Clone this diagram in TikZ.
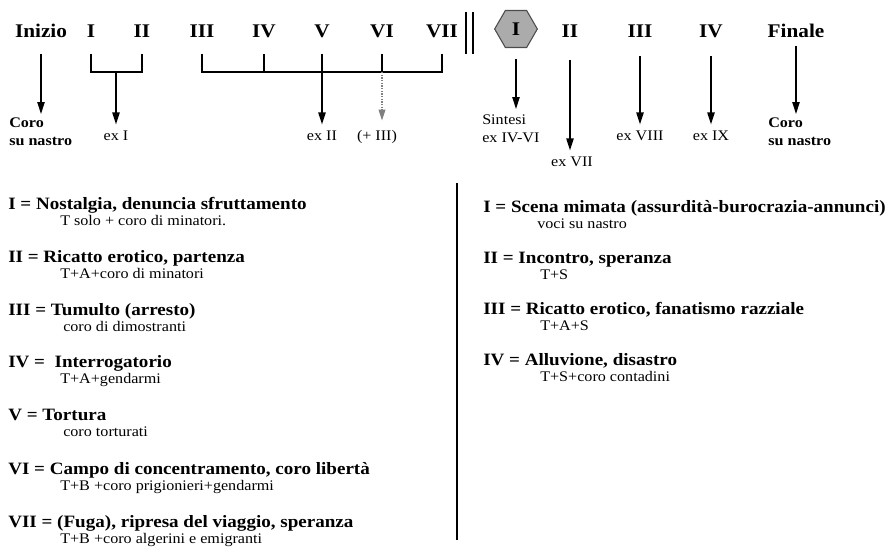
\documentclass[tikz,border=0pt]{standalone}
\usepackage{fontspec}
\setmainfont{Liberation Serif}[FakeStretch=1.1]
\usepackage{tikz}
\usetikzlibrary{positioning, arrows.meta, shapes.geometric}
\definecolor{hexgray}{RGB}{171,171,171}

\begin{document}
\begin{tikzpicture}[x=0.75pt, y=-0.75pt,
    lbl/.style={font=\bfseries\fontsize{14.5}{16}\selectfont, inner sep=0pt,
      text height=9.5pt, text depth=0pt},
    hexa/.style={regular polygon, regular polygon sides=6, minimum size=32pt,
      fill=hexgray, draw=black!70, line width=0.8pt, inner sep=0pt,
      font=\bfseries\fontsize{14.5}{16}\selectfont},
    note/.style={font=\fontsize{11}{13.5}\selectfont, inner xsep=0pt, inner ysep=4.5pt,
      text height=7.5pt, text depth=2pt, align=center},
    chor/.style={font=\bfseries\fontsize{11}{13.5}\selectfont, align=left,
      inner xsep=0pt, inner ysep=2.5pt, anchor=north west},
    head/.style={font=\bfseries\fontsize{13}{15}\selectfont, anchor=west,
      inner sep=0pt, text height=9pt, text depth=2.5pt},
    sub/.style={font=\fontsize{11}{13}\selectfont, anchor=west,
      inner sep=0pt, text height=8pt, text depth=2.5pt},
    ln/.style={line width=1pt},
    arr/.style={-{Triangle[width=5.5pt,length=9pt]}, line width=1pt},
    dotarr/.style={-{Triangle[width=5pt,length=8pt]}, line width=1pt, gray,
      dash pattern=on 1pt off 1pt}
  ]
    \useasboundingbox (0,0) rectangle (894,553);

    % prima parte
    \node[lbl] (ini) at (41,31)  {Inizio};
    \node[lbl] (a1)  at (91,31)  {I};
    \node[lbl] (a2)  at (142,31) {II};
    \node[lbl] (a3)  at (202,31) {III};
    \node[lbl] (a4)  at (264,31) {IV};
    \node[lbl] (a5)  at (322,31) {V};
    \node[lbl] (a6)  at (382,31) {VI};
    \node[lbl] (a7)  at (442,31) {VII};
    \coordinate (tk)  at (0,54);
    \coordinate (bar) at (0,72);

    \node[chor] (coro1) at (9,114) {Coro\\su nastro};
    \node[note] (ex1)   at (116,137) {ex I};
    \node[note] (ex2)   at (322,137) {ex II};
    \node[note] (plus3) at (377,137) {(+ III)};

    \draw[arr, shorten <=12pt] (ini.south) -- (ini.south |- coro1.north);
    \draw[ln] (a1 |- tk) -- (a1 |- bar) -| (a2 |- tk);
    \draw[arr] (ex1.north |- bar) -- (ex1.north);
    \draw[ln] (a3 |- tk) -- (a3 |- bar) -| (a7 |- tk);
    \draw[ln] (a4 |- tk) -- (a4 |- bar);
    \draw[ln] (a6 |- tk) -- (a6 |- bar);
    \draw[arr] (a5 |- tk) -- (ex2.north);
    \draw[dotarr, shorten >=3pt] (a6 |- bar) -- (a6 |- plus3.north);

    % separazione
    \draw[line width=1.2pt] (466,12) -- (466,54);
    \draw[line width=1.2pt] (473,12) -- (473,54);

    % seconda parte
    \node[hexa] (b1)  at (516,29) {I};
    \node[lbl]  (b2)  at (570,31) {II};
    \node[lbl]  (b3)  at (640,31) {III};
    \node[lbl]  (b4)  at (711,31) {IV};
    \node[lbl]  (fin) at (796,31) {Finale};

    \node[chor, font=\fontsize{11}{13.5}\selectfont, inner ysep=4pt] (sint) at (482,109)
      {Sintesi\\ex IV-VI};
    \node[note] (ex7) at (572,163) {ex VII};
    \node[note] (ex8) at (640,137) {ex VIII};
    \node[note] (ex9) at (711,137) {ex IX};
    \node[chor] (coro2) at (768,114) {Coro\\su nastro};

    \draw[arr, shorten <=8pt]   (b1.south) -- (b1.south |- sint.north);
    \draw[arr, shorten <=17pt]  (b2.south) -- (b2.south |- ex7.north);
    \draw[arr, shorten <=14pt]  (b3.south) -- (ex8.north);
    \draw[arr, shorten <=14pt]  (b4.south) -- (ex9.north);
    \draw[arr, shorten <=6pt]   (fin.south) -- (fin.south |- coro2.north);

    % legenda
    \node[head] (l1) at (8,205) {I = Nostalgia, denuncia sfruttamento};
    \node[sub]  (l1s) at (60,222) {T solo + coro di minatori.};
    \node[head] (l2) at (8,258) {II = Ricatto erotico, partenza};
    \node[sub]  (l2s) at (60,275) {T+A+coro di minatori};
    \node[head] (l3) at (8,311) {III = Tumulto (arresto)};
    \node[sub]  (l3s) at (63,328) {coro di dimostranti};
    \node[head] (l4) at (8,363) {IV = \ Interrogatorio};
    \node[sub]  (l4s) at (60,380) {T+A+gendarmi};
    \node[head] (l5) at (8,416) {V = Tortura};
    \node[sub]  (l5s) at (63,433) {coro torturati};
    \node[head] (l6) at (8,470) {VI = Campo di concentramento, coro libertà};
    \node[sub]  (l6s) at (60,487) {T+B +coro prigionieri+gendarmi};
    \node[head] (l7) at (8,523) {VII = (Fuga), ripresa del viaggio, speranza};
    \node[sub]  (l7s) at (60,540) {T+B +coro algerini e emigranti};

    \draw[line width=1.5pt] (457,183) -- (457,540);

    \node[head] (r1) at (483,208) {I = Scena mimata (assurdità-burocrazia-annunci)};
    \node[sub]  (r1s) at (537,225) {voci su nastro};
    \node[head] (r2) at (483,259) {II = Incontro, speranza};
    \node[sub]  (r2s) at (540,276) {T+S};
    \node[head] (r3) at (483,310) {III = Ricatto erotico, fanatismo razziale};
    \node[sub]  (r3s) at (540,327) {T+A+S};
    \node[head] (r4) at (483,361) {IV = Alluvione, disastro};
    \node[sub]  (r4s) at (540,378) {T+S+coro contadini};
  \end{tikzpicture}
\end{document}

──────

WRITTEN PROBLEM:
All the lines above are to be given again exactly as they read, with the pictures removed.

FINISHED ANSWER:
Clone this diagram in TikZ.
\documentclass[tikz,border=0pt]{standalone}
\usepackage{fontspec}
\setmainfont{Liberation Serif}[FakeStretch=1.1]
\usepackage{tikz}
\usetikzlibrary{positioning, arrows.meta, shapes.geometric}
\definecolor{hexgray}{RGB}{171,171,171}

\begin{document}
\begin{tikzpicture}[x=0.75pt, y=-0.75pt,
    lbl/.style={font=\bfseries\fontsize{14.5}{16}\selectfont, inner sep=0pt,
      text height=9.5pt, text depth=0pt},
    hexa/.style={regular polygon, regular polygon sides=6, minimum size=32pt,
      fill=hexgray, draw=black!70, line width=0.8pt, inner sep=0pt,
      font=\bfseries\fontsize{14.5}{16}\selectfont},
    note/.style={font=\fontsize{11}{13.5}\selectfont, inner xsep=0pt, inner ysep=4.5pt,
      text height=7.5pt, text depth=2pt, align=center},
    chor/.style={font=\bfseries\fontsize{11}{13.5}\selectfont, align=left,
      inner xsep=0pt, inner ysep=2.5pt, anchor=north west},
    head/.style={font=\bfseries\fontsize{13}{15}\selectfont, anchor=west,
      inner sep=0pt, text height=9pt, text depth=2.5pt},
    sub/.style={font=\fontsize{11}{13}\selectfont, anchor=west,
      inner sep=0pt, text height=8pt, text depth=2.5pt},
    ln/.style={line width=1pt},
    arr/.style={-{Triangle[width=5.5pt,length=9pt]}, line width=1pt},
    dotarr/.style={-{Triangle[width=5pt,length=8pt]}, line width=1pt, gray,
      dash pattern=on 1pt off 1pt}
  ]
    \useasboundingbox (0,0) rectangle (894,553);

    % prima parte
    \node[lbl] (ini) at (41,31)  {Inizio};
    \node[lbl] (a1)  at (91,31)  {I};
    \node[lbl] (a2)  at (142,31) {II};
    \node[lbl] (a3)  at (202,31) {III};
    \node[lbl] (a4)  at (264,31) {IV};
    \node[lbl] (a5)  at (322,31) {V};
    \node[lbl] (a6)  at (382,31) {VI};
    \node[lbl] (a7)  at (442,31) {VII};
    \coordinate (tk)  at (0,54);
    \coordinate (bar) at (0,72);

    \node[chor] (coro1) at (9,114) {Coro\\su nastro};
    \node[note] (ex1)   at (116,137) {ex I};
    \node[note] (ex2)   at (322,137) {ex II};
    \node[note] (plus3) at (377,137) {(+ III)};

    \draw[arr, shorten <=12pt] (ini.south) -- (ini.south |- coro1.north);
    \draw[ln] (a1 |- tk) -- (a1 |- bar) -| (a2 |- tk);
    \draw[arr] (ex1.north |- bar) -- (ex1.north);
    \draw[ln] (a3 |- tk) -- (a3 |- bar) -| (a7 |- tk);
    \draw[ln] (a4 |- tk) -- (a4 |- bar);
    \draw[ln] (a6 |- tk) -- (a6 |- bar);
    \draw[arr] (a5 |- tk) -- (ex2.north);
    \draw[dotarr, shorten >=3pt] (a6 |- bar) -- (a6 |- plus3.north);

    % separazione
    \draw[line width=1.2pt] (466,12) -- (466,54);
    \draw[line width=1.2pt] (473,12) -- (473,54);

    % seconda parte
    \node[hexa] (b1)  at (516,29) {I};
    \node[lbl]  (b2)  at (570,31) {II};
    \node[lbl]  (b3)  at (640,31) {III};
    \node[lbl]  (b4)  at (711,31) {IV};
    \node[lbl]  (fin) at (796,31) {Finale};

    \node[chor, font=\fontsize{11}{13.5}\selectfont, inner ysep=4pt] (sint) at (482,109)
      {Sintesi\\ex IV-VI};
    \node[note] (ex7) at (572,163) {ex VII};
    \node[note] (ex8) at (640,137) {ex VIII};
    \node[note] (ex9) at (711,137) {ex IX};
    \node[chor] (coro2) at (768,114) {Coro\\su nastro};

    \draw[arr, shorten <=8pt]   (b1.south) -- (b1.south |- sint.north);
    \draw[arr, shorten <=17pt]  (b2.south) -- (b2.south |- ex7.north);
    \draw[arr, shorten <=14pt]  (b3.south) -- (ex8.north);
    \draw[arr, shorten <=14pt]  (b4.south) -- (ex9.north);
    \draw[arr, shorten <=6pt]   (fin.south) -- (fin.south |- coro2.north);

    % legenda
    \node[head] (l1) at (8,205) {I = Nostalgia, denuncia sfruttamento};
    \node[sub]  (l1s) at (60,222) {T solo + coro di minatori.};
    \node[head] (l2) at (8,258) {II = Ricatto erotico, partenza};
    \node[sub]  (l2s) at (60,275) {T+A+coro di minatori};
    \node[head] (l3) at (8,311) {III = Tumulto (arresto)};
    \node[sub]  (l3s) at (63,328) {coro di dimostranti};
    \node[head] (l4) at (8,363) {IV = \ Interrogatorio};
    \node[sub]  (l4s) at (60,380) {T+A+gendarmi};
    \node[head] (l5) at (8,416) {V = Tortura};
    \node[sub]  (l5s) at (63,433) {coro torturati};
    \node[head] (l6) at (8,470) {VI = Campo di concentramento, coro libertà};
    \node[sub]  (l6s) at (60,487) {T+B +coro prigionieri+gendarmi};
    \node[head] (l7) at (8,523) {VII = (Fuga), ripresa del viaggio, speranza};
    \node[sub]  (l7s) at (60,540) {T+B +coro algerini e emigranti};

    \draw[line width=1.5pt] (457,183) -- (457,540);

    \node[head] (r1) at (483,208) {I = Scena mimata (assurdità-burocrazia-annunci)};
    \node[sub]  (r1s) at (537,225) {voci su nastro};
    \node[head] (r2) at (483,259) {II = Incontro, speranza};
    \node[sub]  (r2s) at (540,276) {T+S};
    \node[head] (r3) at (483,310) {III = Ricatto erotico, fanatismo razziale};
    \node[sub]  (r3s) at (540,327) {T+A+S};
    \node[head] (r4) at (483,361) {IV = Alluvione, disastro};
    \node[sub]  (r4s) at (540,378) {T+S+coro contadini};
  \end{tikzpicture}
\end{document}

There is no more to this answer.